*TASK MATERIAL*.
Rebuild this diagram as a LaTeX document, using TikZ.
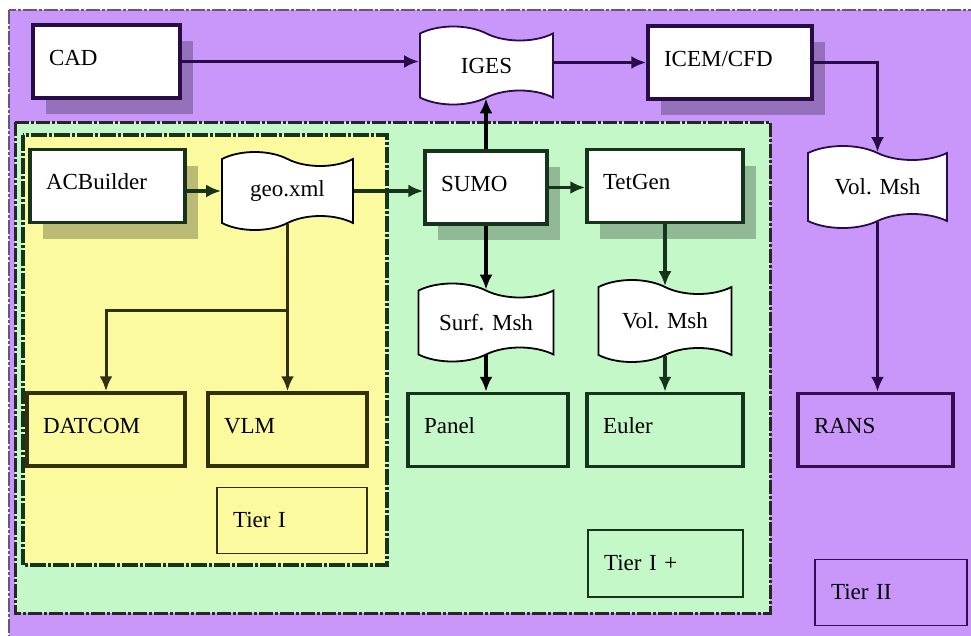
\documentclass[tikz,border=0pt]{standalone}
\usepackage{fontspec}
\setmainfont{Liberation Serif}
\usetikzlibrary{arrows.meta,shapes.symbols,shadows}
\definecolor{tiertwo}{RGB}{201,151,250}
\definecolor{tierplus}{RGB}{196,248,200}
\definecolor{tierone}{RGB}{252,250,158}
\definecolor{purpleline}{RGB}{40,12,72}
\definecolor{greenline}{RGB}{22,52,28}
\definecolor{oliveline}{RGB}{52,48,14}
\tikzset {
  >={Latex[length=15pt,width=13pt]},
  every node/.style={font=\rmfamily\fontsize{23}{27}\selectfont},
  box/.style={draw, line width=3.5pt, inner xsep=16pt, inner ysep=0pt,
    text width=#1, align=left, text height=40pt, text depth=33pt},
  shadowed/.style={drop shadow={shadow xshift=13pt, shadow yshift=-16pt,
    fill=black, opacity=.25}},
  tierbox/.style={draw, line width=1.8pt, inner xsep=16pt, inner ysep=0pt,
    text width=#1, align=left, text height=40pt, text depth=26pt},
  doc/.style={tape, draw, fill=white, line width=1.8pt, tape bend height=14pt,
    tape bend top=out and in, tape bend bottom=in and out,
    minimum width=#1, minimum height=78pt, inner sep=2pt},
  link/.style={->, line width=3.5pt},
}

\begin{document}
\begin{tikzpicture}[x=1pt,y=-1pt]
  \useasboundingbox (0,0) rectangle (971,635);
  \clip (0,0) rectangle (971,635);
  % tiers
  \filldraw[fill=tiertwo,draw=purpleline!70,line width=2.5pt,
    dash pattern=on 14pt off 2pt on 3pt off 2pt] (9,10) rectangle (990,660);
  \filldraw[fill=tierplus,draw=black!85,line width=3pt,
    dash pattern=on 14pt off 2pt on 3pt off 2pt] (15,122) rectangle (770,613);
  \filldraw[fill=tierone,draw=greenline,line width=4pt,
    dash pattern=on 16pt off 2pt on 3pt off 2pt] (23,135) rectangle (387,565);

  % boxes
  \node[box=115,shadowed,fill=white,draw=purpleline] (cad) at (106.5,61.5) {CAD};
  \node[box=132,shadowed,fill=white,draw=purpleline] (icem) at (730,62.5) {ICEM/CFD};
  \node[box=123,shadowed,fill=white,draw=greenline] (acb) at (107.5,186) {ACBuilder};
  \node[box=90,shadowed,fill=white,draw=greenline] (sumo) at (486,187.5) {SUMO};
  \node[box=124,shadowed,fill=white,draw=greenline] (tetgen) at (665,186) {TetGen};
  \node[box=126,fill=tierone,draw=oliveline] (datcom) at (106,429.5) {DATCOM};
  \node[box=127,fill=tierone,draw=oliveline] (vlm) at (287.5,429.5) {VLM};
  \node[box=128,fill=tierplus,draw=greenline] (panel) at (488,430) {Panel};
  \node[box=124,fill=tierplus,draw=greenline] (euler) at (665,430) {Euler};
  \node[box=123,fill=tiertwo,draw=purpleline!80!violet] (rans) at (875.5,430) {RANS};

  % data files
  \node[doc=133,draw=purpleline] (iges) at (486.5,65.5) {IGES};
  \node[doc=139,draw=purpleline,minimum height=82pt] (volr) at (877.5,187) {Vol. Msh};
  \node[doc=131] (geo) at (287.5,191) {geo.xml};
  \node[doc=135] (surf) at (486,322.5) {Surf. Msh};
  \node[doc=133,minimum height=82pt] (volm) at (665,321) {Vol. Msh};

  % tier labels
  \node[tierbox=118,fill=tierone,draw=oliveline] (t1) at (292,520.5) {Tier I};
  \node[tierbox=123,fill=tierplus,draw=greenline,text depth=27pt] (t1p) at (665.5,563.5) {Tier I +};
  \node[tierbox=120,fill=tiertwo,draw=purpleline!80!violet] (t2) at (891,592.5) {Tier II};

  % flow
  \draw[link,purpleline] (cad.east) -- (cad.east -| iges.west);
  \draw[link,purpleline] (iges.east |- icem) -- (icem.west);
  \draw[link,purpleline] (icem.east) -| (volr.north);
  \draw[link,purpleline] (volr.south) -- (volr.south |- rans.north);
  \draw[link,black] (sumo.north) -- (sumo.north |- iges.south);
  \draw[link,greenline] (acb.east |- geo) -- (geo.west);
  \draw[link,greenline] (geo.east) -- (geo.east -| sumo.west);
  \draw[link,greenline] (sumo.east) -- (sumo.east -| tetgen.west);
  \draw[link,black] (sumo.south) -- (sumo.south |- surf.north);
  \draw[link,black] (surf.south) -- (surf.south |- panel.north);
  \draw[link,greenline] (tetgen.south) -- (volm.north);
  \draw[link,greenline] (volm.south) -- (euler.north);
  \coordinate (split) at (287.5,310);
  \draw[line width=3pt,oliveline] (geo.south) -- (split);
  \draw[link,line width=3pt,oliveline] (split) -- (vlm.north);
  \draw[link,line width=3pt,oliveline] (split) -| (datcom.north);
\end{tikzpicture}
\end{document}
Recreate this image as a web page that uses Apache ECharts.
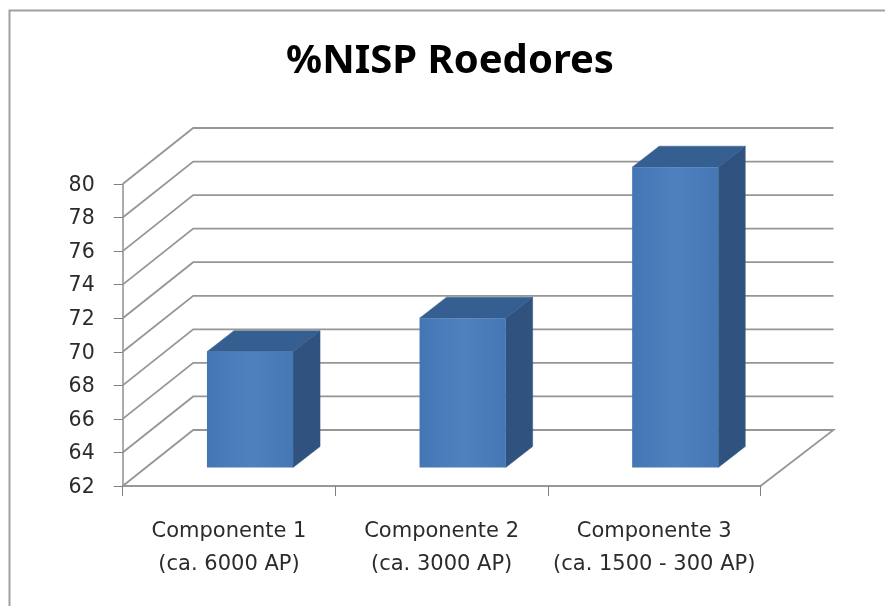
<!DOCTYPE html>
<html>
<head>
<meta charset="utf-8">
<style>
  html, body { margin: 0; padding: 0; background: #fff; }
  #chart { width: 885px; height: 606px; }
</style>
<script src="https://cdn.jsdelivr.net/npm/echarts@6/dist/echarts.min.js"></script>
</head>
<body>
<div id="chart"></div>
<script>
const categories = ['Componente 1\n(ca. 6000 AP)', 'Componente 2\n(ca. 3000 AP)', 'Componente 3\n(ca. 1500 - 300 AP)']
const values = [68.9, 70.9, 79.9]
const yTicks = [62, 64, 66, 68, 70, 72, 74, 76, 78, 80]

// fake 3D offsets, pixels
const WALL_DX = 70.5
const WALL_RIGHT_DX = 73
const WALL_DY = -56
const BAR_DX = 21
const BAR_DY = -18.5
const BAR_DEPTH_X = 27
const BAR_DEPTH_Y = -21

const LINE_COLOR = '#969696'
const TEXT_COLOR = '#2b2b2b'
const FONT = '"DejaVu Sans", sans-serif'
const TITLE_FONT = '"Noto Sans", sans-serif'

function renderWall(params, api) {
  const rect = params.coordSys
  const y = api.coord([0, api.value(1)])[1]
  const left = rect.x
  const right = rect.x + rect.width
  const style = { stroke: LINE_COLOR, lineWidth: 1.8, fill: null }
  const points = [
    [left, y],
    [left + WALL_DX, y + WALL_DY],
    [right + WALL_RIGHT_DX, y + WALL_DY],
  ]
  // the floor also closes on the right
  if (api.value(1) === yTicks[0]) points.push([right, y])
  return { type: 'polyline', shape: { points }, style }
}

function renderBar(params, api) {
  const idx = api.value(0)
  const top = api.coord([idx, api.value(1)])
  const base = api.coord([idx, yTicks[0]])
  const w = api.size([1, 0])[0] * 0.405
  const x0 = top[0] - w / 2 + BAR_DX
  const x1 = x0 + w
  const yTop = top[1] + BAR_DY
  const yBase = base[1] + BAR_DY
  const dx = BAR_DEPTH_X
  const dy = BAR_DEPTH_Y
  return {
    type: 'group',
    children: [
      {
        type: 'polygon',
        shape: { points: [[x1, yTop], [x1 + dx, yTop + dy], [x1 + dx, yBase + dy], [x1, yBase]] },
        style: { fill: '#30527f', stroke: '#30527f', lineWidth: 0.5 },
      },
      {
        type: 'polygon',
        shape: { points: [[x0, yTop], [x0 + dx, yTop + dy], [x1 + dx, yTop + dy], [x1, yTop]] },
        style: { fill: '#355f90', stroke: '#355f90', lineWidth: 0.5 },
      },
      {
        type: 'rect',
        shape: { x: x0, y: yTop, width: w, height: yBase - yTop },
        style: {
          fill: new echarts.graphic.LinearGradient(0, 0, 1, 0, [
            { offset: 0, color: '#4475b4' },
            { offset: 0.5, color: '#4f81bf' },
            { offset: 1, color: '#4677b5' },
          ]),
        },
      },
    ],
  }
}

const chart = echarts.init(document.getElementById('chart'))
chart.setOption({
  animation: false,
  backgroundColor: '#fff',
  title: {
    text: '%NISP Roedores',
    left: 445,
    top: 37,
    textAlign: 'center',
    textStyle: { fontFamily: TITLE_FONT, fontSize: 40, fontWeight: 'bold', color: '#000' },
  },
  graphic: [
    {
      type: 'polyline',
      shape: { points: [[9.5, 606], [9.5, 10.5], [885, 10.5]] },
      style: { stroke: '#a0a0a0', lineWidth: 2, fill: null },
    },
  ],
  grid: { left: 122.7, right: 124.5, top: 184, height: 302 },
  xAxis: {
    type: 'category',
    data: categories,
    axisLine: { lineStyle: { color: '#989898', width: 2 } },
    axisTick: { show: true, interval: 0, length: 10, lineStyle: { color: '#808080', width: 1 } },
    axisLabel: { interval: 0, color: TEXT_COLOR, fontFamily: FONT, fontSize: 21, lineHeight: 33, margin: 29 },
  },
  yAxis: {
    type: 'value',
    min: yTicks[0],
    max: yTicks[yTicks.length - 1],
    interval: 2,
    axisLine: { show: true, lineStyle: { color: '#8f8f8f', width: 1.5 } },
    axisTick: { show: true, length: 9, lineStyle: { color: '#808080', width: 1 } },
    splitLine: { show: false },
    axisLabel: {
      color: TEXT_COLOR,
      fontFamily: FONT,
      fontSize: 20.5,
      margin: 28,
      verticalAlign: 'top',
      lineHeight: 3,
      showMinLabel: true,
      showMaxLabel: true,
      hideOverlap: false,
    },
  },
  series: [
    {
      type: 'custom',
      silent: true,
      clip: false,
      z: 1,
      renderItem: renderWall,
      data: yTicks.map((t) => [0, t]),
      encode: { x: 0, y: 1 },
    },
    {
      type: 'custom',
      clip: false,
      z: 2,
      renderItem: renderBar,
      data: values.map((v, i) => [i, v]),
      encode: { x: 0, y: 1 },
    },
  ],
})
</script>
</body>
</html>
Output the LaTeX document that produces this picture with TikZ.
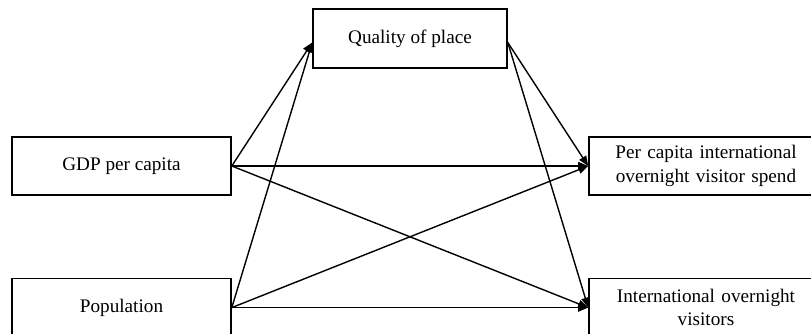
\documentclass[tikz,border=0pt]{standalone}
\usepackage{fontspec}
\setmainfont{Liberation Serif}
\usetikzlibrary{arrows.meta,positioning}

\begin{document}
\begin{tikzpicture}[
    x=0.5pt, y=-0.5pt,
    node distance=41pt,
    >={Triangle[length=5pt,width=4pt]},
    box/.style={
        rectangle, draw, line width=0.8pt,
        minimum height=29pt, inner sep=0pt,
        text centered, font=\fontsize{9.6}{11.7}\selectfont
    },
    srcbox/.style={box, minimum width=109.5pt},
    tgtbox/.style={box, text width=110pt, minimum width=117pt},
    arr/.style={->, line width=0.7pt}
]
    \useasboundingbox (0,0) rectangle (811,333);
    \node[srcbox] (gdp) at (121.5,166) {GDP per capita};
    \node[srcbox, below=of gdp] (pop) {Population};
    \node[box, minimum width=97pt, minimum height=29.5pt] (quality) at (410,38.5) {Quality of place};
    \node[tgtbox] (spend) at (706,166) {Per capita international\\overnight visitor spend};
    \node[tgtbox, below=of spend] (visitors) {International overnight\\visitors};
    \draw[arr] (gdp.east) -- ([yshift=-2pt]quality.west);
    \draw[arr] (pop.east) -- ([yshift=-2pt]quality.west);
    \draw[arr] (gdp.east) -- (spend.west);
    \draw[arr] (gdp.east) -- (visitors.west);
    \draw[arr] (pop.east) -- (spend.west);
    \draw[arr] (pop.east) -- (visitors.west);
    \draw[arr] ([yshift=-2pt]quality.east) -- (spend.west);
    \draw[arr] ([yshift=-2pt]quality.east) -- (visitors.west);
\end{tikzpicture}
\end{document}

*WHAT YOU ARE ASKED TO DO*.
Pick out all lines containing the string "this".

*CORRECT ANSWER*.
Rebuild this diagram as a LaTeX document, using TikZ.
Recreate this image as a web page that uses Apache ECharts.
Output the LaTeX document that produces this picture with TikZ.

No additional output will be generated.